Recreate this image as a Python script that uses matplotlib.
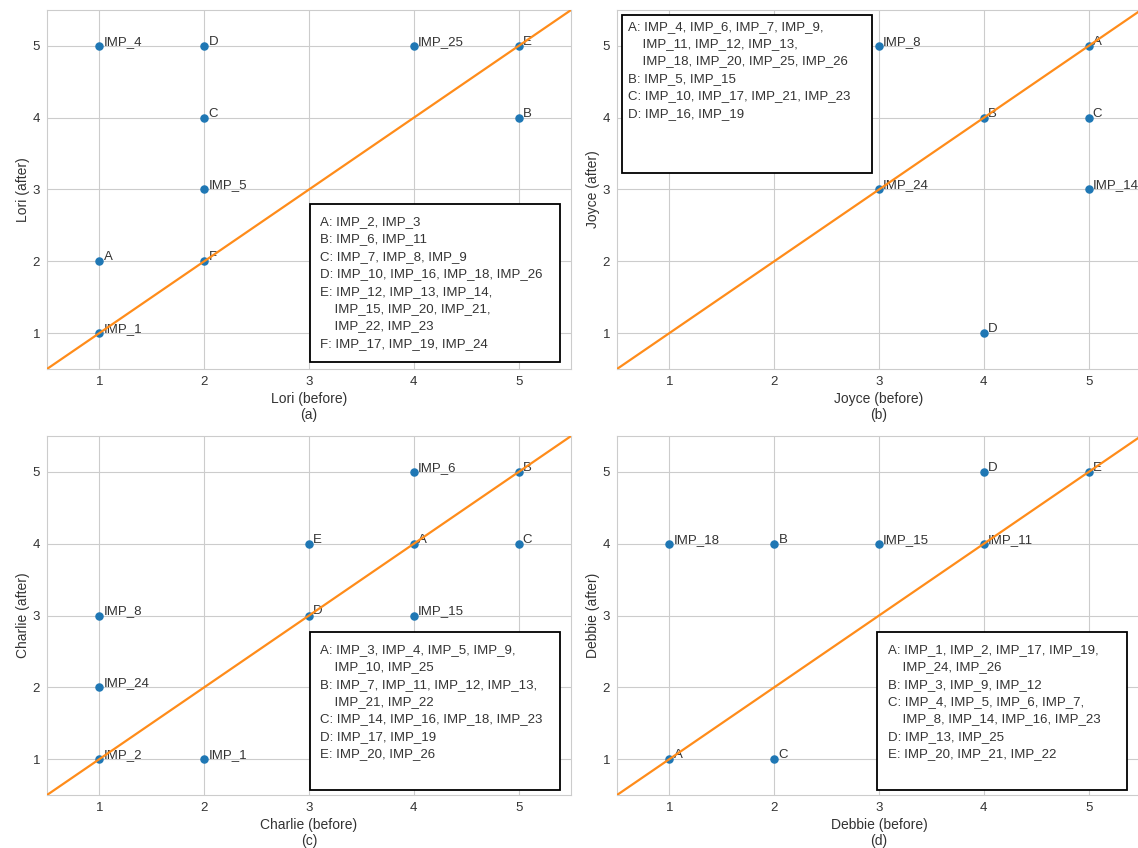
import matplotlib.pyplot as plt
import seaborn as sns
from matplotlib.patches import Rectangle

sns.set_style('whitegrid')
plt.rcParams['font.family'] = ['Liberation Sans', 'DejaVu Sans']

# (a) Lori
lori_x = [1, 2, 4, 5, 2, 5, 2, 1, 2, 1]
lori_y = [5, 5, 5, 5, 4, 4, 3, 2, 2, 1]
lori_lab = ['IMP_4', 'D', 'IMP_25', 'E', 'C', 'B', 'IMP_5', 'A', 'F', 'IMP_1']
lori_key = ['A: IMP_2, IMP_3',
            'B: IMP_6, IMP_11',
            'C: IMP_7, IMP_8, IMP_9',
            'D: IMP_10, IMP_16, IMP_18, IMP_26',
            'E: IMP_12, IMP_13, IMP_14,\n    IMP_15, IMP_20, IMP_21,\n    IMP_22, IMP_23',
            'F: IMP_17, IMP_19, IMP_24']

# (b) Joyce
joyce_x = [3, 5, 4, 5, 3, 5, 4]
joyce_y = [5, 5, 4, 4, 3, 3, 1]
joyce_lab = ['IMP_8', 'A', 'B', 'C', 'IMP_24', 'IMP_14', 'D']
joyce_key = ['A: IMP_4, IMP_6, IMP_7, IMP_9,\n    IMP_11, IMP_12, IMP_13,\n    IMP_18, IMP_20, IMP_25, IMP_26',
             'B: IMP_5, IMP_15',
             'C: IMP_10, IMP_17, IMP_21, IMP_23',
             'D: IMP_16, IMP_19']

# (c) Charlie
charlie_x = [4, 5, 3, 4, 5, 1, 3, 4, 1, 1, 2]
charlie_y = [5, 5, 4, 4, 4, 3, 3, 3, 2, 1, 1]
charlie_lab = ['IMP_6', 'B', 'E', 'A', 'C', 'IMP_8', 'D', 'IMP_15', 'IMP_24', 'IMP_2', 'IMP_1']
charlie_key = ['A: IMP_3, IMP_4, IMP_5, IMP_9,\n    IMP_10, IMP_25',
               'B: IMP_7, IMP_11, IMP_12, IMP_13,\n    IMP_21, IMP_22',
               'C: IMP_14, IMP_16, IMP_18, IMP_23',
               'D: IMP_17, IMP_19',
               'E: IMP_20, IMP_26']

# (d) Debbie
debbie_x = [4, 5, 1, 2, 3, 4, 1, 2]
debbie_y = [5, 5, 4, 4, 4, 4, 1, 1]
debbie_lab = ['D', 'E', 'IMP_18', 'B', 'IMP_15', 'IMP_11', 'A', 'C']
debbie_key = ['A: IMP_1, IMP_2, IMP_17, IMP_19,\n    IMP_24, IMP_26',
              'B: IMP_3, IMP_9, IMP_12',
              'C: IMP_4, IMP_5, IMP_6, IMP_7,\n    IMP_8, IMP_14, IMP_16, IMP_23',
              'D: IMP_13, IMP_25',
              'E: IMP_20, IMP_21, IMP_22']

# box corner (axes fraction) and text inset (dx, dy) for each key
panels = [
    ('Lori', '(a)', lori_x, lori_y, lori_lab, lori_key, (0.502, 0.019), (0.019, 0.033)),
    ('Joyce', '(b)', joyce_x, joyce_y, joyce_lab, joyce_key, (0.010, 0.546), (0.010, 0.016)),
    ('Charlie', '(c)', charlie_x, charlie_y, charlie_lab, charlie_key, (0.502, 0.014), (0.019, 0.033)),
    ('Debbie', '(d)', debbie_x, debbie_y, debbie_lab, debbie_key, (0.496, 0.014), (0.021, 0.033)),
]

fig = plt.figure(figsize=(11.38, 8.48), dpi=100)
positions = [(0.0413, 0.5649), (0.5422, 0.5649), (0.0413, 0.0625), (0.5422, 0.0625)]
fs = 9.5
txt = '#333333'

for (name, tag, xs, ys, labs, key, box, inset), (l, b) in zip(panels, positions):
    ax = fig.add_axes([l, b, 0.4605, 0.4233])
    ax.scatter(xs, ys, s=26, color='#1f77b4', zorder=2)
    for x, y, t in zip(xs, ys, labs):
        ax.text(x + 0.04, y + 0.015, t, fontsize=fs, color=txt, zorder=1.5)
    ax.plot([0.5, 5.5], [0.5, 5.5], color='#ff8c1a', lw=1.6, zorder=3)
    ax.set_xlim(0.5, 5.5)
    ax.set_ylim(0.5, 5.5)
    ax.set_xticks([1, 2, 3, 4, 5])
    ax.set_yticks([1, 2, 3, 4, 5])
    ax.tick_params(labelsize=fs, colors=txt, pad=1.5)
    ax.set_xlabel(f'{name} (before)\n{tag}', fontsize=fs + 0.5, color=txt,
                  labelpad=3, linespacing=1.15)
    ax.set_ylabel(f'{name} (after)', fontsize=fs + 0.5, color=txt, labelpad=2)
    bx, by = box
    dx, dy = inset
    ax.add_patch(Rectangle((bx, by), 0.477, 0.44, transform=ax.transAxes,
                           facecolor='white', edgecolor='black', lw=1.3, zorder=4))
    ax.text(bx + dx, by + 0.44 - dy, '\n'.join(key), transform=ax.transAxes,
            va='top', ha='left', fontsize=fs, linespacing=1.6, color=txt, zorder=5)

fig.savefig('out.png', dpi=100)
□ □ □ □ □ □ □
*GOAL*
Go from the first line of the data above to the line containing "plt.rcParams['font.family'] = ['Liberation" and retype exactly those lines, both included, but none of the pictures.

*ANSWER TO THIS PROBLEM*
Recreate this image as a Python script that uses matplotlib.
import matplotlib.pyplot as plt
import seaborn as sns
from matplotlib.patches import Rectangle

sns.set_style('whitegrid')
plt.rcParams['font.family'] = ['Liberation Sans', 'DejaVu Sans']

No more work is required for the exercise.